For starters, good luck convincing voters to repeal the constitutional amendments that prohibit an income tax and require a two-thirds vote in both houses of the Legislature for any tax hike. Ain't gonna happen. Ever.

Second, there is no tax structure -- no constitutional one, anyway -- that can guarantee consistent growth in government revenues when the bottom falls out of the private sector. Even if Nevada had a personal income tax and a corporate income tax, tax collections would have plummeted in this recession, as they have in California, New Jersey and other states with far more diverse economies and far more diverse tax structures than Nevada. Unrestrained government spending is what drives state budget deficits, not deficiencies in taxation.

Further, the implication that our quality of life depends on the ability of the state government to spend whatever it pleases is offensive. Higher taxes and never-ending government growth don't improve the quality of life for productive citizens, they ultimately erode it.

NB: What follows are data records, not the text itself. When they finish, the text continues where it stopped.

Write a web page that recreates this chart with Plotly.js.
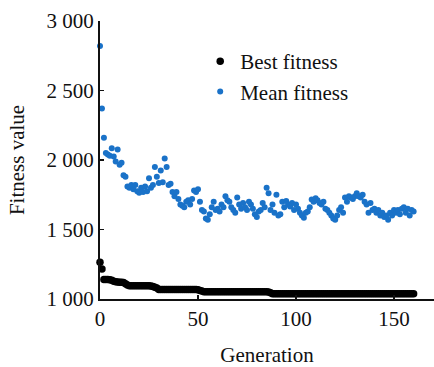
<!DOCTYPE html>
<html>
<head>
<meta charset="utf-8">
<script src="https://cdn.plot.ly/plotly-3.0.1.min.js"></script>
<style>html,body{margin:0;padding:0;background:#fff;}#chart{width:434px;height:367px;}</style>
</head>
<body>
<div id="chart"></div>
<script>
const generations = [
  0,1,2,3,4,5,6,7,8,9,10,11,12,13,14,15,16,17,18,19,20,21,22,23,24,25,26,27,28,29,
  30,31,32,33,34,35,36,37,38,39,40,41,42,43,44,45,46,47,48,49,50,51,52,53,54,55,56,57,58,59,
  60,61,62,63,64,65,66,67,68,69,70,71,72,73,74,75,76,77,78,79,80,81,82,83,84,85,86,87,88,89,
  90,91,92,93,94,95,96,97,98,99,100,101,102,103,104,105,106,107,108,109,110,111,112,113,114,115,116,117,118,119,
  120,121,122,123,124,125,126,127,128,129,130,131,132,133,134,135,136,137,138,139,140,141,142,143,144,145,146,147,148,149,
  150,151,152,153,154,155,156,157,158,159,160
];
const bestFitness = [
  1265,1215,1140,1140,1140,1138,1135,1128,1125,1122,1120,1120,1118,1110,1100,1095,1095,1095,1095,1095,
  1095,1095,1095,1095,1095,1095,1093,1090,1085,1080,1068,1068,1068,1068,1068,1068,1068,1068,1068,1068,
  1068,1068,1068,1068,1068,1068,1068,1068,1068,1068,1066,1062,1058,1053,1053,1053,1053,1053,1053,1053,
  1053,1053,1053,1053,1053,1053,1053,1053,1053,1053,1053,1053,1053,1053,1053,1053,1053,1053,1053,1053,
  1053,1053,1053,1053,1053,1053,1050,1045,1038,1038,1038,1038,1038,1038,1038,1038,1038,1038,1038,1038,
  1038,1038,1038,1038,1038,1038,1038,1038,1038,1038,1038,1038,1038,1038,1038,1038,1038,1038,1038,1038,
  1038,1038,1038,1038,1038,1038,1038,1038,1038,1038,1038,1038,1038,1038,1038,1038,1038,1038,1038,1038,
  1038,1038,1038,1038,1038,1038,1038,1038,1038,1038,1038,1038,1038,1038,1038,1038,1038,1038,1038,1038,
  1038
];
const meanFitness = [
  2820,2370,2160,2050,2040,2030,2085,2025,1990,2075,1965,1980,1890,1880,1810,1800,1820,1790,1820,1775,
  1765,1800,1770,1810,1775,1868,1800,1820,1950,1880,1835,1925,1840,2010,1950,1820,1830,1770,1740,1770,
  1720,1680,1670,1660,1700,1710,1680,1720,1780,1770,1790,1700,1640,1630,1580,1570,1610,1660,1700,1640,
  1650,1630,1680,1660,1740,1710,1700,1660,1640,1620,1730,1680,1650,1690,1660,1640,1700,1680,1650,1610,
  1590,1630,1640,1690,1660,1800,1760,1640,1680,1620,1750,1600,1610,1700,1660,1705,1680,1665,1690,1640,
  1680,1650,1620,1600,1585,1620,1630,1660,1715,1700,1725,1710,1690,1680,1700,1650,1640,1620,1600,1580,
  1570,1600,1640,1660,1620,1730,1700,1740,1730,1720,1740,1760,1740,1730,1750,1700,1680,1620,1690,1640,
  1650,1620,1640,1600,1620,1590,1600,1570,1620,1600,1640,1620,1640,1610,1650,1660,1620,1650,1600,1640,
  1630
];
const seriesNames = ["Best fitness", "Mean fitness"];
const xTitle = "Generation";
const yTitle = "Fitness value";

const serif = "Liberation Serif, Times New Roman, serif";
const txt = {family: serif, size: 21, color: "#111"};
const traces = [
  {x: generations, y: bestFitness, name: seriesNames[0], type: "scatter", mode: "markers",
   legendgroup: "a", cliponaxis: false,
   marker: {color: "#000000", size: 7.5}},
  {x: generations, y: meanFitness, name: seriesNames[1], type: "scatter", mode: "markers",
   legendgroup: "b", cliponaxis: false,
   marker: {color: "#1a72c8", size: 6}}
];
const layout = {
  width: 434, height: 367,
  margin: {l: 100, r: 0, t: 21, b: 68},
  paper_bgcolor: "#fff", plot_bgcolor: "#fff",
  font: txt,
  separators: ". ",
  showlegend: true,
  legend: {x: 0.3, y: 0.928, xanchor: "left", yanchor: "top", bgcolor: "rgba(0,0,0,0)",
           traceorder: "grouped", tracegroupgap: 0, font: txt},
  xaxis: {range: [0, 170.4], tickvals: [0, 50, 100, 150], showgrid: false, zeroline: false,
          showline: true, linecolor: "#111", linewidth: 2, ticks: "inside", ticklen: 4, tickwidth: 1.5, tickcolor: "#111",
          tickfont: txt, title: {text: xTitle, font: txt}},
  yaxis: {range: [1000, 3000], tickvals: [1000, 1500, 2000, 2500, 3000], separatethousands: true,
          showgrid: false, zeroline: false, automargin: true,
          showline: true, linecolor: "#111", linewidth: 2, ticks: "inside", ticklen: 4, tickwidth: 1.5, tickcolor: "#111",
          tickfont: txt, title: {text: yTitle, font: txt, standoff: 16}}
};
Plotly.newPlot("chart", traces, layout, {displayModeBar: false, staticPlot: true});
</script>
</body>
</html>
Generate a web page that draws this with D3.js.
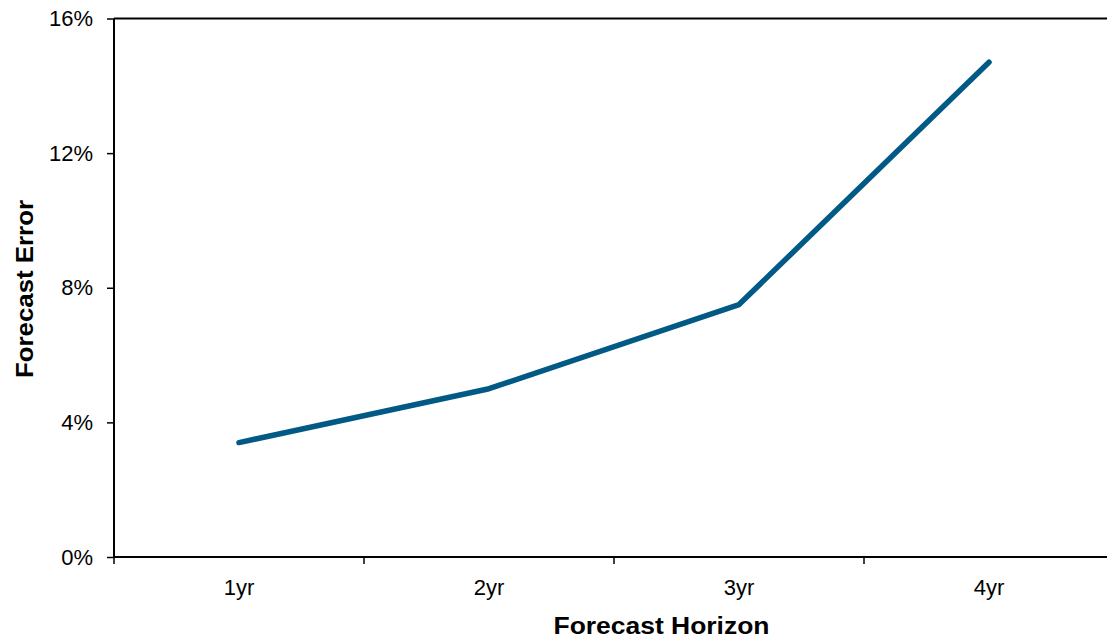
<!DOCTYPE html>
<html><head><meta charset="utf-8">
<script src="https://cdn.jsdelivr.net/npm/d3@7"></script>
<style>html,body{margin:0;padding:0;background:#fff;overflow:hidden}</style>
</head><body>
<svg id="c" width="1107" height="639"></svg>
<script>
const categories = ["1yr","2yr","3yr","4yr"];
const values = [3.4, 5.0, 7.5, 14.7];
const yTicks = [0, 4, 8, 12, 16];
const xTitle = "Forecast Horizon";
const yTitle = "Forecast Error";

const svg = d3.select("#c");
const L = 114, T = 18.5, B = 557, R = 1114;
const x = d3.scaleBand().domain(categories).range([L, R]).padding(0);
const y = d3.scaleLinear().domain([0, 16]).range([B, T]);
const font = "Liberation Sans, Arial, sans-serif";

// top border
svg.append("line").attr("x1", L).attr("x2", 1107).attr("y1", T).attr("y2", T)
  .attr("stroke", "#000").attr("stroke-width", 2);

// y axis
const ya = svg.append("g").attr("transform", `translate(${L},0)`)
  .call(d3.axisLeft(y).tickValues(yTicks).tickFormat(d => d + "%").tickSize(7).tickPadding(14));
ya.select(".domain").attr("stroke", "#000").attr("stroke-width", 2).attr("d", `M0,${B}V${T}`);
ya.selectAll(".tick line").attr("stroke", "#000").attr("stroke-width", 1.5);
ya.selectAll(".tick text").attr("font-family", font).attr("font-size", 22).attr("fill", "#000");

// x axis
const xa = svg.append("g").attr("transform", `translate(0,${B})`)
  .call(d3.axisBottom(x).tickSize(0).tickPadding(22));
xa.select(".domain").attr("stroke", "#000").attr("stroke-width", 2).attr("d", `M${L},0H${R}`);
xa.selectAll(".tick text").attr("font-family", font).attr("font-size", 22).attr("fill", "#000");
// boundary ticks between categories
const bounds = categories.map(c => x(c)).concat([x(categories[categories.length-1]) + x.bandwidth()]);
xa.selectAll(".btick").data(bounds).join("line").attr("class","btick")
  .attr("x1", d => d).attr("x2", d => d).attr("y1", 0).attr("y2", 7)
  .attr("stroke", "#000").attr("stroke-width", 1.5);

// line
const line = d3.line().x((d, i) => x(categories[i]) + x.bandwidth() / 2).y(d => y(d));
svg.append("path").datum(values).attr("d", line)
  .attr("fill", "none").attr("stroke", "#005a85").attr("stroke-width", 5.5)
  .attr("stroke-linecap", "round").attr("stroke-linejoin", "round");

// titles
svg.append("text").attr("x", (553 + 770) / 2).attr("y", 634)
  .attr("text-anchor", "middle").attr("font-family", font).attr("font-weight", "bold")
  .attr("font-size", 23).attr("textLength", 216).attr("lengthAdjust", "spacingAndGlyphs").text(xTitle);
svg.append("text").attr("transform", "translate(33,289) rotate(-90)")
  .attr("text-anchor", "middle").attr("font-family", font).attr("font-weight", "bold")
  .attr("font-size", 24).attr("textLength", 178).attr("lengthAdjust", "spacingAndGlyphs").text(yTitle);
</script>
</body></html>
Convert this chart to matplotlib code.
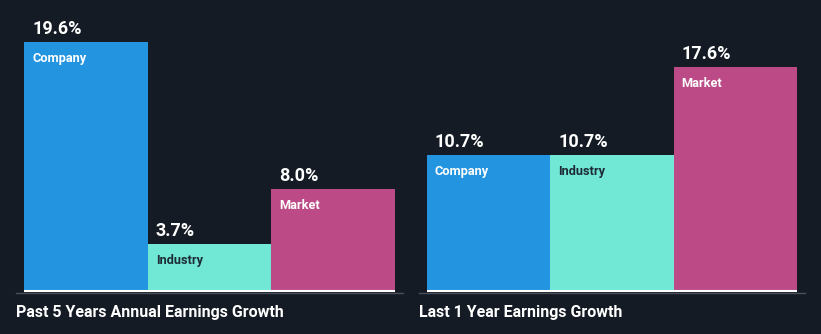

In fact, one of the greatest threats to the Nevada economy and our government's ability to provide constitutionally mandated services is out-of-control growth in public-sector personnel costs. Cities, counties and the state can't possibly begin to provide all the services the study group values without reining in the lucrative contracts government workers here enjoy.

That the group ignored this crisis -- taxpayers already are on the hook for billions of dollars in unfunded public-sector retirement benefits -- makes a mockery of its work.

If the Nevada Vision Stakeholders Group is serious about improving our quality of life, it should dissolve itself.